Here are a few examples of Assistive Technology and how it can help differently abled learners –

  • Text-to-speech software: With the help of this assistive technology, visually impaired learners can automatically ‘hear’ the text that appears on the computer screen. Once the software is installed on the learner’s computer, it can automatically ‘read’ anything onscreen – irrespective of the format. So be it learning material in Word or PDF, discussions on a forum or even emails or IMs – with text-to-speech converters, learners can access it all.
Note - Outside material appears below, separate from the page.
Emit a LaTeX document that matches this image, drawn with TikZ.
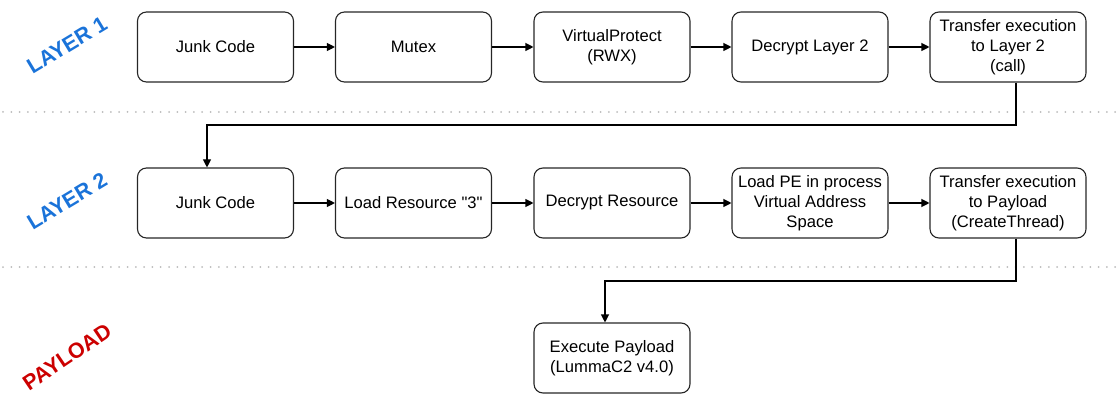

  • Speech recognition software: For learners with physical challenges who cannot type, or for learners with visual impairments, typing on the computer keyboard can be a tedious job – and these learners may often require help from fellow learners. But with speech recognition software, learners can independently type out their notes or assignments. With increasing technological finesse, this software recognizes enunciations and modulations of the voice to include punctuation in text as well. This produces high quality text that is a fair reflection of the learners’ understanding and puts the differently abled learners at par with other learners in the peer group.
  • Visual aids: Visual aids are of different kinds and can be utilized by learners with varied visual impairments. They include tools that convert on-screen text into Braille, magnify certain portions of the screen text, or even convert certain portions of the text into audio.
  • Audio aids: This category of assistive technology includes different tools for the hearing impaired learners. Sound amplification tools heighten the audio element of the learning content. Other alerting tools use flashing lights or icons to signal users instead of the usual sounds – to catch the focus of the hearing impaired learners. Transcripts of learning videos are made available with close-captioning to make sure that all learners can utilize them well.
  • Physical aids: For learners with difficulties of motor co-ordination, stability or other physical challenges, there are various assistive aids that can help them learn independently. These include audio books and adaptive keyboards that prevent mistypes from hand tremors.

World renowned physicist Stephen Hawking is probably the best example of how Assertive Technology has helped a talented mind overcome physical impairments to contribute productively to the world around him. So we can now look forward to a more inclusive way of learning, instead of the cloistered existence that most differently abled learners had to face in the past. Newer technology allows differently abled learners to learn with their peers as well as contribute fruitfully to the collaborative process of learning. This is indeed the new era of learning – truly learning for all.